Abbe Prevost reading Manon Lescaut aloud to group of admirer (1856 painting by Joseph Caraud)

To do a translation study you must do book history. Prevost had several translators; his book came out in more than one edition and it was censored differently in different countries. The Dutch translator was quite content to translate anti-Catholic church commentary, but the Catholic French one was not. All of them stigmatize the Quakers (everyone dislikes quakers because people resent general non-conformity with the larger group). Then Prevost wanted partly to delude his British audience into thinking his book was really a history, really written first in English and had the English copy published before the French. There are two different prefaces: one published in English opens with a solemn discourse on the uses of history; the other in French is more tongue-in-cheek and he defends himself for writing a preface (what is this hypocrisy that prefaces are to be apologized for; they are needed) and insinuates if you enjoyed the Man of Quality, you’ll find him in this book again.
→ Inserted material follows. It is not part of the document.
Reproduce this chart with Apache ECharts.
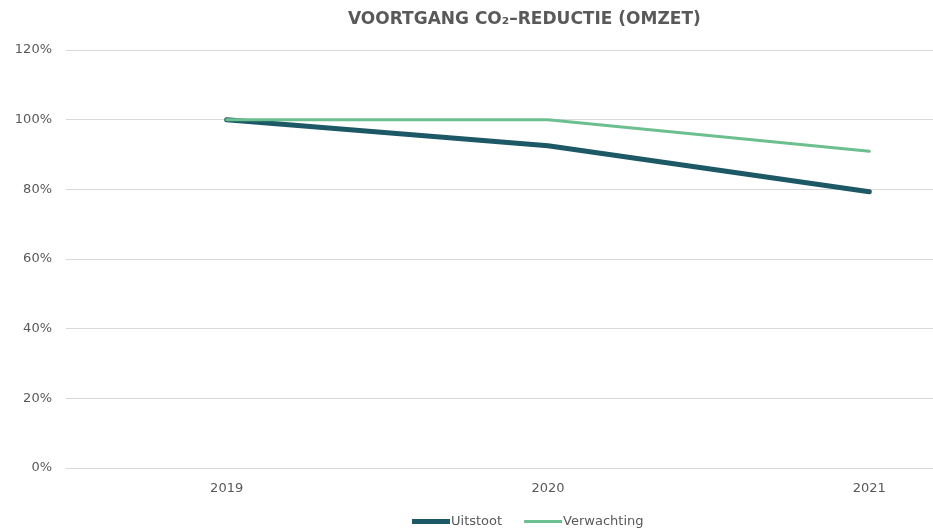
<!DOCTYPE html>
<html>
<head>
<meta charset="utf-8">
<script src="https://cdn.jsdelivr.net/npm/echarts@6/dist/echarts.min.js"></script>
<style>html,body{margin:0;padding:0;background:#fff;overflow:hidden;width:933px;height:530px}#c{width:1030px;height:530px}</style>
</head>
<body>
<div id="c"></div>
<script>
const categories = ['2019', '2020', '2021'];
const uitstoot = [100, 92.5, 79.3];
const verwachting = [100, 100, 90.9];
const yTicks = [0, 20, 40, 60, 80, 100, 120];

const FONT = '"DejaVu Sans", Verdana, sans-serif';
const chart = echarts.init(document.getElementById('c'));
chart.setOption({
  animation: false,
  backgroundColor: '#fff',
  title: {
    text: 'VOORTGANG CO₂–REDUCTIE (OMZET)',
    left: 343, top: 6,
    textStyle: { fontFamily: FONT, fontWeight: 'bold', fontSize: 17, color: '#595959' }
  },
  legend: {
    left: 407, top: 510,
    itemWidth: 38, itemHeight: 5, itemGap: 22, icon: 'rect',
    textStyle: { fontFamily: FONT, fontSize: 13, color: '#595959', padding: [0, 0, 0, -4] },
    data: [
      { name: 'Uitstoot', icon: 'rect' },
      { name: 'Verwachting', icon: 'path://M0,1h38v3h-38z M0,0h0.01v0.01h-0.01z M0,5h0.01v-0.01h-0.01z' }
    ]
  },
  grid: { left: 66, right: 0, top: 50, bottom: 62, containLabel: false },
  xAxis: {
    type: 'category', data: categories, boundaryGap: true,
    axisLine: { lineStyle: { color: '#d9d9d9' } },
    axisTick: { show: false },
    axisLabel: { fontFamily: FONT, fontSize: 13, color: '#595959', margin: 14 }
  },
  yAxis: {
    type: 'value', min: yTicks[0], max: yTicks[yTicks.length - 1], interval: 20,
    axisLine: { show: false }, axisTick: { show: false },
    splitLine: { lineStyle: { color: '#d9d9d9' } },
    axisLabel: { fontFamily: FONT, fontSize: 13, color: '#595959', margin: 14, formatter: v => v + '%' }
  },
  series: [
    { name: 'Uitstoot', type: 'line', data: uitstoot, symbol: 'none',
      lineStyle: { color: '#1d5866', width: 5, cap: 'round' }, itemStyle: { color: '#1d5866' } },
    { name: 'Verwachting', type: 'line', data: verwachting, symbol: 'none',
      lineStyle: { color: '#6cbf8f', width: 3, cap: 'round' }, itemStyle: { color: '#6cbf8f' } }
  ]
});
</script>
</body>
</html>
The 1997 BBC Tom Jones understood how important Fielding’s presence can be in the novel for the reader who wants over self-conscious wit, self-reflexive mockery

Two essays on the translations of Tom Jones, one by Kristina Taivalkoski-Shilove and another by Annie Rivara (on Riccoboni’s Amelie)
very worth while. It was fascinating to discover that the freer early translation by La Place was the Tom Jones most French readers knew and preferred; that it was a labor of love Davaux did when he translated faithfully and carefully and included all the opening narrator chapters. In the 20th century Tom Jones is reprinted in popular editions without these opening chapters. For me the book is ruined; much of the deep pleasure comes from the presence of the narrator. But apparently not for a mass readership who are said to lose “interest.” Amelia was not popular, and Riccoboni’s choice to do it came out of her deep engagement with its story of unhappiness in years of marriage.

From Christopher Cave I was delighted to learn that Andre Morellet, humane philosophe who translated Beccario’s treatise demonstrating that torture turns up no valid information translated Radcliffe’s Italian. He found in her a congenial reformist spirit, but he continually rationalized her prose. She produces a super-abundance of description which cannot depict reality so many experiences are piled into one. He choses a line of description that’s clear and readily pictured. What makes for her original depth psychologically and pictorially vanishes. It’s true you can’t make fun of her text and it’s no longer what some find tedious. I just love myself getting lost in labyrinths with endless doors and locks.


Piranesi, I Carceri (opaque)


Piranesci, I Carceri (clarified)

And I spent time with my old love, Renato Poggioli’s “The Added Artificer” (in a marvelous anthology put together by Reuben Brower, On Translation). Like Venuti, he shows that a translation is another text, and one that is creative in a different way. The translator (like an illustrator) can transcend the first text by transposing another personality into the key of his or her own. You strive after self-expression by looking into a pool of art. Instead of a translation being pouring new wine into an old or previously extant bottle, the translator is taking older wine and making a new bottle with it. The translator is herself a living vessel saturated with a sparkling spirit and recreates the container someone with whom he or she has an affinity has given a previous embodiment to. A good translation may be read for itself, without comparing it to the original work.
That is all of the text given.